Frente ao sofrimento provocado pela fome, pela violência, pela corrupção, pela desigualdade social e, atualmente, pela pandemia do coronavírus, podemos constatar a presença de uma outra pandemia chamada de “indiferença globalizada”.
Não tenho dúvida nenhuma de que a indiferença é resultado do individualismo, fundamentado num crescente egoísmo. Ninguém se sente responsável por mais nada. Ninguém tem culpa de nada. A desigualdade social, a miséria, a injustiça, a exploração e a destruição da natureza parecem hoje em dia não provocar nenhum tipo de dor na nossa entorpecida consciência.
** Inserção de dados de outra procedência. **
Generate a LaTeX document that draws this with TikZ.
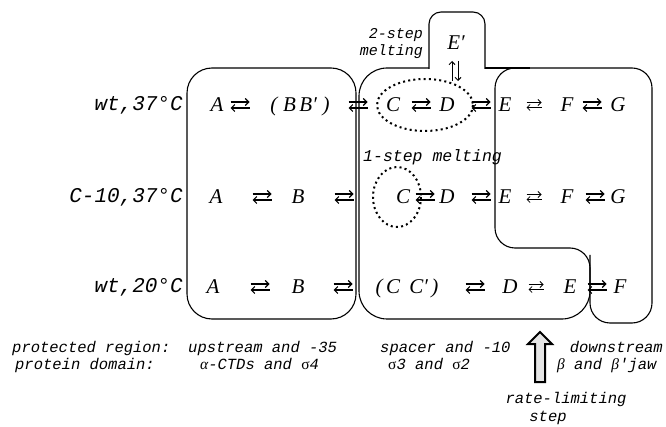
\documentclass[tikz,border=0pt]{standalone}
\usepackage{fontspec}
\setmainfont{Liberation Serif}
\newfontfamily\monof{Liberation Mono}
\usepackage{tikz}
\usetikzlibrary{arrows.meta}

\newcommand{\Equil}[1][19]{%
  \tikz[baseline=-2.5pt,x=1pt,y=1pt,line width=1.1pt]{%
    \draw[-{Straight Barb[length=3.5pt,width=7pt]}] (0,3) -- (#1,3);
    \draw[{Straight Barb[length=3.5pt,width=7pt]}-] (0,-3) -- (#1,-3);}}
\newcommand{\Equsm}{%
  \tikz[baseline=-2.5pt,x=1pt,y=1pt,line width=.8pt]{%
    \draw[-{Straight Barb[length=3pt,width=6pt]}] (0,2.5) -- (15,2.5);
    \draw[{Straight Barb[length=3pt,width=6pt]}-] (0,-2.5) -- (15,-2.5);}}

\begin{document}
\begin{tikzpicture}[x=1pt,y=-1pt,
    box/.style={line width=1.1pt},
    melt/.style={line width=2pt, dash pattern=on 2pt off 3.2pt},
    sp/.style={font=\itshape\fontsize{21}{21}\selectfont, anchor=base, inner sep=0pt},
    eq/.style={inner sep=0pt},
    cond/.style={font=\monof\itshape\fontsize{21}{21}\selectfont, anchor=base east, inner sep=0pt},
    note/.style={font=\monof\itshape\fontsize{15.5}{17}\selectfont, anchor=base west, inner sep=0pt}]
  \useasboundingbox (0,0) rectangle (666,427);

  % regions
  \draw[box, rounded corners=25] (187,68) rectangle (356,319);
  \draw[box, rounded corners=28] (590,255) -- (590,319) -- (359,319) -- (359,68) -- (429,68);
  \draw[box, rounded corners=12] (429,69) -- (429,12) -- (485,12) -- (485,69);
  \draw[box] (485,68) -- (530,68);
  \draw[box, rounded corners=20] (495,150) -- (495,68) -- (652,68) -- (652,323) -- (590,323)
    -- (590,248) -- (495,248) -- cycle;

  % melting
  \draw[melt] (425,105) ellipse [x radius=48, y radius=26];
  \draw[melt] (397,197) ellipse [x radius=24, y radius=30];
  \node[note, anchor=east, align=right, font=\monof\itshape\fontsize{15}{17}\selectfont] (twostep) at (423,44) {2-step\\melting};
  \node[note, font=\monof\itshape\fontsize{16.5}{18}\selectfont] (onestep) at (363,162) {1-step melting};

  % conditions
  \node[cond] (wt37) at (183,111) {wt,37°C};
  \node[cond] (c10) at (183,203) {C-10,37°C};
  \node[cond] (wt20) at (183,293) {wt,20°C};

  % row 1
  \foreach \x/\t/\n in {217/A/a1, 300/{(\;B\,B′\;)}/b1, 393/C/c1, 447/D/d1, 505/E/e1, 567/F/f1, 618/G/g1}
    \node[sp] (\n) at (\x,112) {\t};
  \foreach \x/\n in {240/q11, 358/q12, 421/q13, 481/q14, 592/q16}
    \node[eq] (\n) at (\x,105) {\Equil};
  \node[eq] (q15) at (534,105) {\Equsm};

  % E'
  \node[sp] (ep) at (456,50) {E′};
  \coordinate (vt) at (455,61);
  \coordinate (vb) at (455,81);
  \draw[line width=1pt, -{Straight Barb[length=3pt,width=6pt]}] ([xshift=-3pt]vb) -- ([xshift=-3pt]vt);
  \draw[line width=1pt, -{Straight Barb[length=3pt,width=6pt]}] ([xshift=3pt]vt) -- ([xshift=3pt]vb);

  % row 2
  \foreach \x/\t/\n in {216/A/a2, 298/B/b2, 403/C/c2, 447/D/d2, 505/E/e2, 567/F/f2, 618/G/g2}
    \node[sp] (\n) at (\x,204) {\t};
  \foreach \x/\n in {262/q21, 344/q22, 425/q23, 481/q24, 595/q26}
    \node[eq] (\n) at (\x,197) {\Equil};
  \node[eq] (q25) at (534,197) {\Equsm};

  % row 3
  \foreach \x/\t/\n in {213/A/a3, 298/B/b3, 407/{(\,C\;\,C′\,)}/c3, 510/D/d3, 570/E/e3, 620/F/f3}
    \node[sp] (\n) at (\x,294) {\t};
  \foreach \x/\n in {260/q31, 343/q32, 475/q33, 597/q36}
    \node[eq] (\n) at (\x,287) {\Equil};
  \node[eq] (q35) at (536,287) {\Equsm};

  % legend
  \node[note] (prot) at (12,352) {protected region:};
  \node[note] (up) at (188,352) {upstream and -35};
  \node[note] (spc) at (380,352) {spacer and -10};
  \node[note, anchor=base east] (down) at (663,352) {downstream};
  \node[note] (dom) at (15,369) {protein domain:};
  \node[note] (ctd) at (200,369) {{\rmfamily α}-CTDs and {\rmfamily\upshape σ}4};
  \node[note] (sig) at (388,369) {{\rmfamily\upshape σ}3 and {\rmfamily\upshape σ}2};
  \node[note] (jaw) at (557,369) {{\rmfamily β} and {\rmfamily β}′jaw};
  \node[note, anchor=base] (rate) at (566,403) {rate-limiting};
  \node[note, anchor=base] (stp) at (548,421) {step};

  \draw[line width=2pt, fill=gray!20] (540,332) -- (552,344) -- (545,344) -- (545,382)
    -- (535,382) -- (535,344) -- (528,344) -- cycle;
\end{tikzpicture}
\end{document}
Afinal, parece que já estamos tão acostumados a nos eximir, dizendo apenas “Não tenho nada a ver com isso!” Aprendi, desde tenra idade, que, quando não existe culpado, todos somos culpados.
O individualismo vem tomando proporções cada vez maiores. Reina na nossa sociedade um egoísmo que motiva à intolerância e ao desrespeito. Afinal de contas, o que importa é que eu seja o centro do universo e das atenções! Tudo tem que ser do jeito que eu penso, do jeito que eu quero e do jeito que eu gosto que seja sempre!
Hoje, parece, que somos levados a pensar somente em nós mesmos, nas nossas metas, nos nossos interesses e ponto final! Já não nos importa o que vai acontecer com as outras pessoas, o que importa é o nosso bem-estar, é poder lucrar, é acumular e alcançar os nossos próprios objetivos. Não podemos negar que o individualismo, infelizmente, já faz parte, em todos os aspectos, da nossa vida, nestes tempos de modernidade, e tem se tornado um grande mal para a humanidade.
Vejo forte influência para a indiferença ser provocada pelo mau uso das novas tecnologias, mudanças para pior no comportamento causadas pela dependência dos smartphones e das redes sociais. Não podemos negar, quantas surpresas e decepções se materializam também neste espaço do mundo virtual! Os laços de promoção da vida, construídos pela graça do encontro e da presença real são desfeitos num átimo de tempo.
É um contexto complexo, eu sei, e com mudanças instantâneas, onde tudo ocorre velozmente e a um curtíssimo prazo. O triste é constatar que, prisioneiros do individualismo e praticantes da indiferença, vamos nos tornando mestres em conectar nossa vida com as superficialidades e desconectá-la dos valores, daquilo que realmente somos, da nossa fé, da nossa essência e da nossa origem.
Alerta-nos o Santo Padre, o Papa Francisco: “A primeira forma de indiferença na sociedade humana é a indiferença para com Deus, da qual deriva também a indiferença para com o próximo e a criação. Trata-se de um dos graves efeitos dum falso humanismo e do materialismo prático, combinados com um pensamento relativista e niilista. O homem pensa que é o autor de si mesmo, da sua vida e da sociedade; sente-se autossuficiente e visa não só ocupar o lugar de Deus, mas prescindir completamente d’Ele; consequentemente, pensa que não deve nada a ninguém, exceto a si mesmo, e pretende ter apenas direitos”1.
Creio que, para não permitir o crescimento da globalização da indiferença e sua consolidação, é urgente criar uma cultura de solidariedade e de misericórdia, alicerçada no amor incondicional. Isto começa no nosso coração. Ou seja, na maneira como amamos e servimos os nossos semelhantes, no jeito que preservamos a vida e a natureza, no uso crítico dos meios de comunicação, na disponibilidade para atender os mais necessitados e sofredores, na pureza do olhar, no compromisso com a justiça e a verdade e no jeito sempre terno de fazer a vida ser preservada, apesar do ruim que acontece.
Desejo que minhas humildes palavras, talvez, lhes sirvam para um bom momento de reflexão. Se assim for,
Boa reflexão, então!
Convento São Francisco, Campo Grande, MS, 14 de abril de 2021.